### Exercise brief
Return the whole listing, line for line, without the pictures in it.

### Collected material
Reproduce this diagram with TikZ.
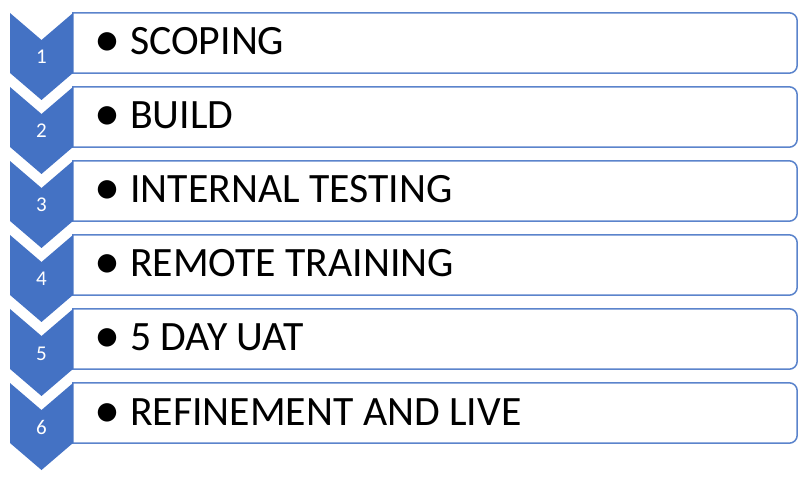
\documentclass[tikz,border=0pt]{standalone}
\usepackage{fontspec}
\setmainfont{Carlito}
\usepackage{xcolor}
\usepackage{graphicx}
\definecolor{chevblue}{HTML}{4472C4}
\definecolor{lineblue}{HTML}{5B84CC}

\begin{document}
\begin{tikzpicture}[x=1pt,y=1pt]
\def\r{8}
\def\bw{724pt}
\def\bh{60pt}
\def\bul{\makebox[32pt][l]{\makebox[19pt]{\raisebox{-2pt}{\scalebox{1.25}{•}}}}}
\tikzset{
  chev/.style={fill=chevblue},
  boxline/.style={draw=lineblue,line width=1.5pt,fill=white},
  numtxt/.style={text=white,anchor=base,inner sep=0pt,font=\fontsize{21}{25}\selectfont},
  itemtxt/.style={text=black,anchor=base west,inner sep=0pt,font=\fontsize{41.75}{49}\selectfont}
}
\useasboundingbox (0,0) rectangle (812,488);

%boxes
\node [minimum width=\bw, minimum height=\bh, inner sep=0pt, name=b1] at (435,445) {};
\node [minimum width=\bw, minimum height=\bh, inner sep=0pt, name=b2] at (435,371) {};
\node [minimum width=\bw, minimum height=\bh, inner sep=0pt, name=b3] at (435,297) {};
\node [minimum width=\bw, minimum height=\bh, inner sep=0pt, name=b4] at (435,223) {};
\node [minimum width=\bw, minimum height=\bh, inner sep=0pt, name=b5] at (435,149) {};
\node [minimum width=\bw, minimum height=\bh, inner sep=0pt, name=b6] at (435,75) {};
\draw [boxline] (b1.north west) -- ([xshift=-\r]b1.north east) arc[start angle=90,end angle=0,radius=\r] -- ([yshift=\r]b1.south east) arc[start angle=0,end angle=-90,radius=\r] -- (b1.south west) -- cycle;
\draw [boxline] (b2.north west) -- ([xshift=-\r]b2.north east) arc[start angle=90,end angle=0,radius=\r] -- ([yshift=\r]b2.south east) arc[start angle=0,end angle=-90,radius=\r] -- (b2.south west) -- cycle;
\draw [boxline] (b3.north west) -- ([xshift=-\r]b3.north east) arc[start angle=90,end angle=0,radius=\r] -- ([yshift=\r]b3.south east) arc[start angle=0,end angle=-90,radius=\r] -- (b3.south west) -- cycle;
\draw [boxline] (b4.north west) -- ([xshift=-\r]b4.north east) arc[start angle=90,end angle=0,radius=\r] -- ([yshift=\r]b4.south east) arc[start angle=0,end angle=-90,radius=\r] -- (b4.south west) -- cycle;
\draw [boxline] (b5.north west) -- ([xshift=-\r]b5.north east) arc[start angle=90,end angle=0,radius=\r] -- ([yshift=\r]b5.south east) arc[start angle=0,end angle=-90,radius=\r] -- (b5.south west) -- cycle;
\draw [boxline] (b6.north west) -- ([xshift=-\r]b6.north east) arc[start angle=90,end angle=0,radius=\r] -- ([yshift=\r]b6.south east) arc[start angle=0,end angle=-90,radius=\r] -- (b6.south west) -- cycle;

%chevrons
\fill [chev] (10,475) -- (41.5,448) -- (73,475) -- (73,415) -- (41.5,388) -- (10,415) -- cycle;
\fill [chev] (10,401) -- (41.5,374) -- (73,401) -- (73,341) -- (41.5,314) -- (10,341) -- cycle;
\fill [chev] (10,327) -- (41.5,300) -- (73,327) -- (73,267) -- (41.5,240) -- (10,267) -- cycle;
\fill [chev] (10,253) -- (41.5,226) -- (73,253) -- (73,193) -- (41.5,166) -- (10,193) -- cycle;
\fill [chev] (10,179) -- (41.5,152) -- (73,179) -- (73,119) -- (41.5,92) -- (10,119) -- cycle;
\fill [chev] (10,105) -- (41.5,78) -- (73,105) -- (73,45) -- (41.5,18) -- (10,45) -- cycle;

\node [numtxt, name=n1] at (41.5,424) {1};
\node [numtxt, name=n2] at (41.5,350) {2};
\node [numtxt, name=n3] at (41.5,276) {3};
\node [numtxt, name=n4] at (41.5,202) {4};
\node [numtxt, name=n5] at (41.5,128) {5};
\node [numtxt, name=n6] at (41.5,54) {6};

\node [itemtxt, name=t1] at (98,433) {\bul SCOPING};
\node [itemtxt, name=t2] at (98,359) {\bul BUILD};
\node [itemtxt, name=t3] at (98,285) {\bul INTERNAL TESTING};
\node [itemtxt, name=t4] at (98,211) {\bul REMOTE TRAINING};
\node [itemtxt, name=t5] at (98,137) {\bul 5 DAY UAT};
\node [itemtxt, name=t6] at (98,63) {\bul REFINEMENT AND LIVE};
\end{tikzpicture}
\end{document}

### Answer
Reproduce this diagram with TikZ.
\documentclass[tikz,border=0pt]{standalone}
\usepackage{fontspec}
\setmainfont{Carlito}
\usepackage{xcolor}
\usepackage{graphicx}
\definecolor{chevblue}{HTML}{4472C4}
\definecolor{lineblue}{HTML}{5B84CC}

\begin{document}
\begin{tikzpicture}[x=1pt,y=1pt]
\def\r{8}
\def\bw{724pt}
\def\bh{60pt}
\def\bul{\makebox[32pt][l]{\makebox[19pt]{\raisebox{-2pt}{\scalebox{1.25}{•}}}}}
\tikzset{
  chev/.style={fill=chevblue},
  boxline/.style={draw=lineblue,line width=1.5pt,fill=white},
  numtxt/.style={text=white,anchor=base,inner sep=0pt,font=\fontsize{21}{25}\selectfont},
  itemtxt/.style={text=black,anchor=base west,inner sep=0pt,font=\fontsize{41.75}{49}\selectfont}
}
\useasboundingbox (0,0) rectangle (812,488);

%boxes
\node [minimum width=\bw, minimum height=\bh, inner sep=0pt, name=b1] at (435,445) {};
\node [minimum width=\bw, minimum height=\bh, inner sep=0pt, name=b2] at (435,371) {};
\node [minimum width=\bw, minimum height=\bh, inner sep=0pt, name=b3] at (435,297) {};
\node [minimum width=\bw, minimum height=\bh, inner sep=0pt, name=b4] at (435,223) {};
\node [minimum width=\bw, minimum height=\bh, inner sep=0pt, name=b5] at (435,149) {};
\node [minimum width=\bw, minimum height=\bh, inner sep=0pt, name=b6] at (435,75) {};
\draw [boxline] (b1.north west) -- ([xshift=-\r]b1.north east) arc[start angle=90,end angle=0,radius=\r] -- ([yshift=\r]b1.south east) arc[start angle=0,end angle=-90,radius=\r] -- (b1.south west) -- cycle;
\draw [boxline] (b2.north west) -- ([xshift=-\r]b2.north east) arc[start angle=90,end angle=0,radius=\r] -- ([yshift=\r]b2.south east) arc[start angle=0,end angle=-90,radius=\r] -- (b2.south west) -- cycle;
\draw [boxline] (b3.north west) -- ([xshift=-\r]b3.north east) arc[start angle=90,end angle=0,radius=\r] -- ([yshift=\r]b3.south east) arc[start angle=0,end angle=-90,radius=\r] -- (b3.south west) -- cycle;
\draw [boxline] (b4.north west) -- ([xshift=-\r]b4.north east) arc[start angle=90,end angle=0,radius=\r] -- ([yshift=\r]b4.south east) arc[start angle=0,end angle=-90,radius=\r] -- (b4.south west) -- cycle;
\draw [boxline] (b5.north west) -- ([xshift=-\r]b5.north east) arc[start angle=90,end angle=0,radius=\r] -- ([yshift=\r]b5.south east) arc[start angle=0,end angle=-90,radius=\r] -- (b5.south west) -- cycle;
\draw [boxline] (b6.north west) -- ([xshift=-\r]b6.north east) arc[start angle=90,end angle=0,radius=\r] -- ([yshift=\r]b6.south east) arc[start angle=0,end angle=-90,radius=\r] -- (b6.south west) -- cycle;

%chevrons
\fill [chev] (10,475) -- (41.5,448) -- (73,475) -- (73,415) -- (41.5,388) -- (10,415) -- cycle;
\fill [chev] (10,401) -- (41.5,374) -- (73,401) -- (73,341) -- (41.5,314) -- (10,341) -- cycle;
\fill [chev] (10,327) -- (41.5,300) -- (73,327) -- (73,267) -- (41.5,240) -- (10,267) -- cycle;
\fill [chev] (10,253) -- (41.5,226) -- (73,253) -- (73,193) -- (41.5,166) -- (10,193) -- cycle;
\fill [chev] (10,179) -- (41.5,152) -- (73,179) -- (73,119) -- (41.5,92) -- (10,119) -- cycle;
\fill [chev] (10,105) -- (41.5,78) -- (73,105) -- (73,45) -- (41.5,18) -- (10,45) -- cycle;

\node [numtxt, name=n1] at (41.5,424) {1};
\node [numtxt, name=n2] at (41.5,350) {2};
\node [numtxt, name=n3] at (41.5,276) {3};
\node [numtxt, name=n4] at (41.5,202) {4};
\node [numtxt, name=n5] at (41.5,128) {5};
\node [numtxt, name=n6] at (41.5,54) {6};

\node [itemtxt, name=t1] at (98,433) {\bul SCOPING};
\node [itemtxt, name=t2] at (98,359) {\bul BUILD};
\node [itemtxt, name=t3] at (98,285) {\bul INTERNAL TESTING};
\node [itemtxt, name=t4] at (98,211) {\bul REMOTE TRAINING};
\node [itemtxt, name=t5] at (98,137) {\bul 5 DAY UAT};
\node [itemtxt, name=t6] at (98,63) {\bul REFINEMENT AND LIVE};
\end{tikzpicture}
\end{document}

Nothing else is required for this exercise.